Felipe VI nunca contestó a Andrés Manuel López Obrador la carta en la que el presidente mexicano le proponía un acto conjunto con él mismo y el Papa para pedir perdón por los desmanes de la conquista española. Ni le respondió que sí, ni le respondió que no: el jefe de Estado español simplemente no contestó a aquella misiva, enviada por su homólogo de un país que solo en el sentido geográfico no es cercano del nuestro; un hermano geopolítico. Ahora el monarca, y el Gobierno en su nombre, se irrita por que no lo inviten a la toma de posesión de la nueva presidenta mexicana, Claudia Sheinbaum.
Hay un mecanismo de manipulación que consiste en trabajar con el encuadre; con un zum conveniente, que entre las cuatro rayas de la foto deje solo aquello que conviene al interés propio, y envíe a la penumbra lo que no. A veces se miente diciendo algo que es falso, pero otras veces la mentira reside, no en el decir, sino en el callar. Doctores tiene la Iglesia de la paparrucha, y una de sus especialidades es esta del recorte. A veces se hace con la historia, y eso es el revisionismo. Valga un ejemplo protagonizado, en 2021, por Guillermo Díaz, diputado a la sazón de Ciudadanos, que aquel año afeaba en el Congreso de los Diputados al Gobierno el no estar celebrando el centenario del Regimiento Alcántara —que se sacrificó por sus compañeros durante la desbandada de Annual, dándose la vuelta para morir ametrallando a los rifeños que les perseguían—. Díaz describía el acontecimiento en términos victimistas: los pobrecitos españoles perseguidos por los rifeños, salvajes y sanguinarios. Y al hacerlo, perpetraba eso: un recorte. El encuadre justo y necesario para que los españoles parecieran la víctima de una situación que, abriendo el zoom, se veía que era otra: nada menos que la primera guerra colonial en el que la metrópoli empleó gas venenoso contra población civil. Los rifeños mataban a quienes primero habían venido a sus casas a matarlos a ellos.
Ocurre eso también con esto de Felipe y Obrador y Claudia Sheinbaum y cómo se está presentando aquí en España: como una ocurrencia repentina y antiprotocolaria de los mexicanos; de unos izquierdistas pasados de vueltas e irresponsables, dispuestos a hacer saltar por los aires la sagrada Realpolitik. Se obvia, se recorta, el desaire previo cuyo conocimiento nos revela que es México, y no España, quien está siendo protocolario. Ocurre con el protocolo lo que con la corrección de textos, una labor en la que el mandamiento fundamental es la unificación de criterio; y es menos importante seguir un decálogo de normas inflexibles que el hecho de que aquello que se haga, aun si ignora las prescripciones de los manuales, sea coherente consigo mismo.

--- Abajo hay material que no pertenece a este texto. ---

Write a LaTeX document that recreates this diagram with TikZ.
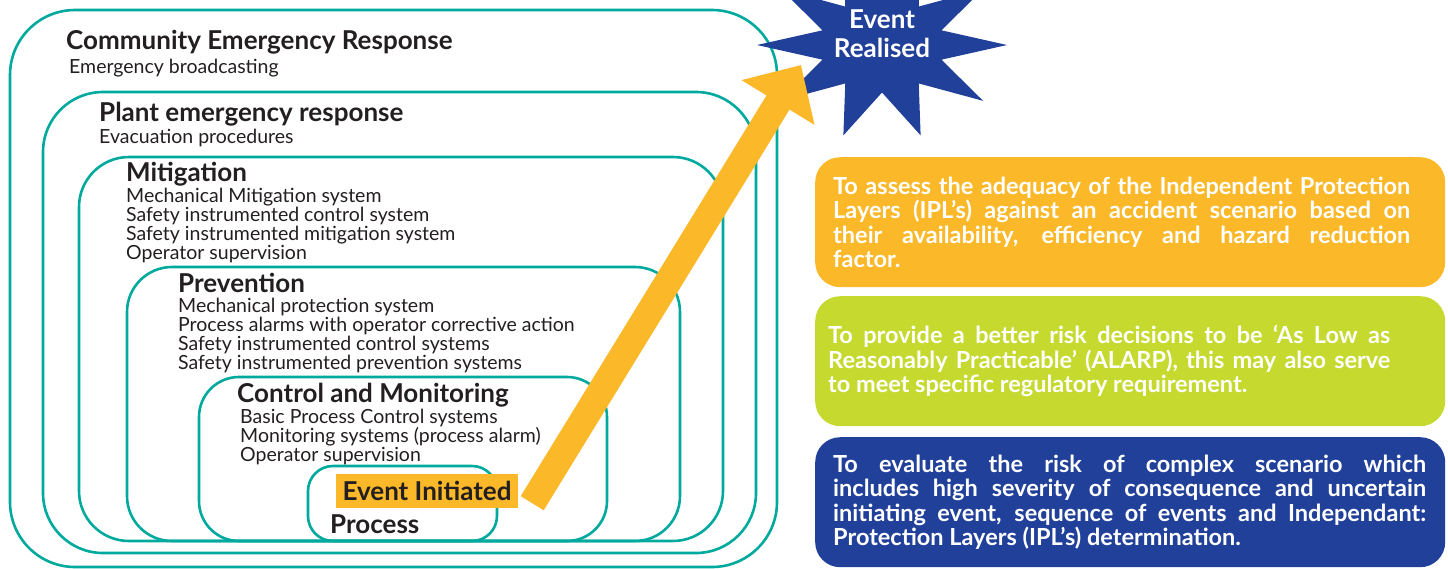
\documentclass[tikz,border=0pt]{standalone}
\usepackage{fontspec}
\setmainfont{Lato}
\usetikzlibrary{arrows.meta, positioning}
\definecolor{lyteal}{HTML}{00A99D}
\definecolor{lyyellow}{HTML}{FBB829}
\definecolor{lygreen}{HTML}{C5D92E}
\definecolor{lyblue}{HTML}{21409A}
\definecolor{lyink}{HTML}{231F20}

\begin{document}
\begin{tikzpicture}[x=1pt, y=-1pt,
  layer/.style={draw=lyteal, line width=2.6pt},
  head/.style={anchor=base west, inner sep=0pt, text=lyink,
               font=\fontsize{26}{30}\selectfont\bfseries},
  items/.style={anchor=base west, inner sep=0pt, text=lyink, align=left,
                font=\fontsize{19.5}{19}\selectfont},
  panel/.style={rounded corners=25pt, minimum width=630pt, minimum height=130pt,
                anchor=north west, inner sep=0pt},
  paneltext/.style={anchor=west, inner sep=0pt, text=white, align=justify,
                    font=\fontsize{23.5}{24.5}\selectfont\bfseries},
]
  \useasboundingbox (0,0) rectangle (1448,568);

  % nested protection layers
  \draw[layer, rounded corners=65pt] (10,10) rectangle (777,567);
  \draw[layer, rounded corners=60pt] (43,92) rectangle (756,553);
  \draw[layer, rounded corners=50pt] (79,157) rectangle (723,541);
  \draw[layer, rounded corners=45pt] (127,267) rectangle (680,541);
  \draw[layer, rounded corners=40pt] (199,377) rectangle (607,541);
  \draw[layer, rounded corners=25pt] (308,466) rectangle (497,541);

  % (multi-line item lists sit on their last baseline)
  \node[head] (community) at (66,49) {Community Emergency Response};
  \node[items] (communityitems) at (69,73) {Emergency broadcasting};

  \node[head] (plant) at (99,121) {Plant emergency response};
  \node[items] (plantitems) at (99,143) {Evacuation procedures};

  \node[head] (mitigation) at (126,181) {Mitigation};
  \node[items] (mitigationitems) at (126,259) {Mechanical Mitigation system\\
    Safety instrumented control system\\Safety instrumented mitigation system\\
    Operator supervision};

  \node[head] (prevention) at (178,292) {Prevention};
  \node[items] (preventionitems) at (178,369) {Mechanical protection system\\
    Process alarms with operator corrective action\\
    Safety instrumented control systems\\Safety instrumented prevention systems};

  \node[head] (control) at (237,402) {Control and Monitoring};
  \node[items] (controlitems) at (240,461) {Basic Process Control systems\\
    Monitoring systems (process alarm)\\Operator supervision};

  \node[head] (process) at (330,533) {Process};

  % event realised star
  \fill[lyblue] plot[variable=\k, samples at={0,...,19}]
    ({882+125*(1-0.5*mod(\k,2))*cos(18*\k)}, {45-95*(1-0.5*mod(\k,2))*sin(18*\k)}) -- cycle;
  \node[text=white, align=center, font=\fontsize{26}{29}\selectfont\bfseries]
    (realised) at (882,34) {Event\\Realised};

  \node[fill=lyyellow, minimum width=182pt, minimum height=34pt, inner sep=0pt,
        text=lyink, font=\fontsize{26}{30}\selectfont\bfseries]
    (initiated) at (427,491) {Event Initiated};

  \coordinate (tip) at (801,65);
  \draw[lyyellow, line width=27pt, -{Triangle[length=44pt, width=83pt]}]
    ([shift={(14,-5)}]initiated.south east) -- (tip);

  % purpose panels
  \node[panel, fill=lyyellow] (assess) at (815,157) {};
  \node[paneltext, text width=577pt] (assesstext) at ([xshift=18pt]assess.west)
    {To assess the adequacy of the Independent Protection\linebreak
     Layers (IPL’s) against an accident scenario based on\linebreak
     their availability, efficiency and hazard reduction\linebreak factor.};

  \node[panel, fill=lygreen] (alarp) at (815,296) {};
  \node[paneltext, text width=562pt] (alarptext) at ([xshift=13pt]alarp.west)
    {To provide a better risk decisions to be ‘As Low as\linebreak
     Reasonably Practicable’ (ALARP), this may also serve\linebreak
     to meet specific regulatory requirement.};

  \node[panel, fill=lyblue] (evaluate) at (815,437) {};
  \node[paneltext, text width=593pt] (evaluatetext) at ([xshift=18pt]evaluate.west)
    {To evaluate the risk of complex scenario which\linebreak
     includes high severity of consequence and uncertain\linebreak
     initiating event, sequence of events and Independant:\linebreak
     Protection Layers (IPL’s) determination.};
\end{tikzpicture}
\end{document}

Hay editoriales que optan, por ejemplo, por las comillas inglesas en lugar de por las latinas que los libros de estilo señalan como las propias de la tradición española, pero es una decisión legítima mientras, una vez tomada, se tome siempre, y en un texto no se alterne caprichosamente entre unas y otras.
Lo importante es la unificación, la coherencia. Y también lo es en el protocolo, un conjunto de reglas cuyo mayor enemigo no es su incumplimiento, sino la arbitrariedad. El contenido concreto de cada norma es menos crucial que la mera existencia de reglas, y una de ellas es la reciprocidad. Se regala a quien te regala y también se desaira a quien te desairó. La norma no escrita que en México pueda haber de invitar al jefe de Estado del país hermano que es España a la entronización de cada presidente no puede prevalecer sobre la pauta protocolaria suprema de devolver lo que se recibe, de corresponder al criterio que el otro marque, de que la relación con él sea un do ut des y no una balanza descompensada, un billar inclinado. Realpolitik no es poner la otra mejilla, asunto de idealistas. Si el Rey hubiera respondido a aquella carta con una negativa razonada y respetuosa, a buen seguro estaría invitado ahora a la asunción de Sheinbaum (que, si acaso, respondería con una negativa razonada y respetuosa a alguna futura invitación o propuesta española).
México afirma su independencia y su amor propio; una inauguración con buen pie de la presidencia de Sheinbaum. Y desde este lado de España cuyos habitantes nos sentimos herederos del exilio republicano al que aquel país acogió con generosidad suma, solo podemos enviarle toda nuestra simpatía.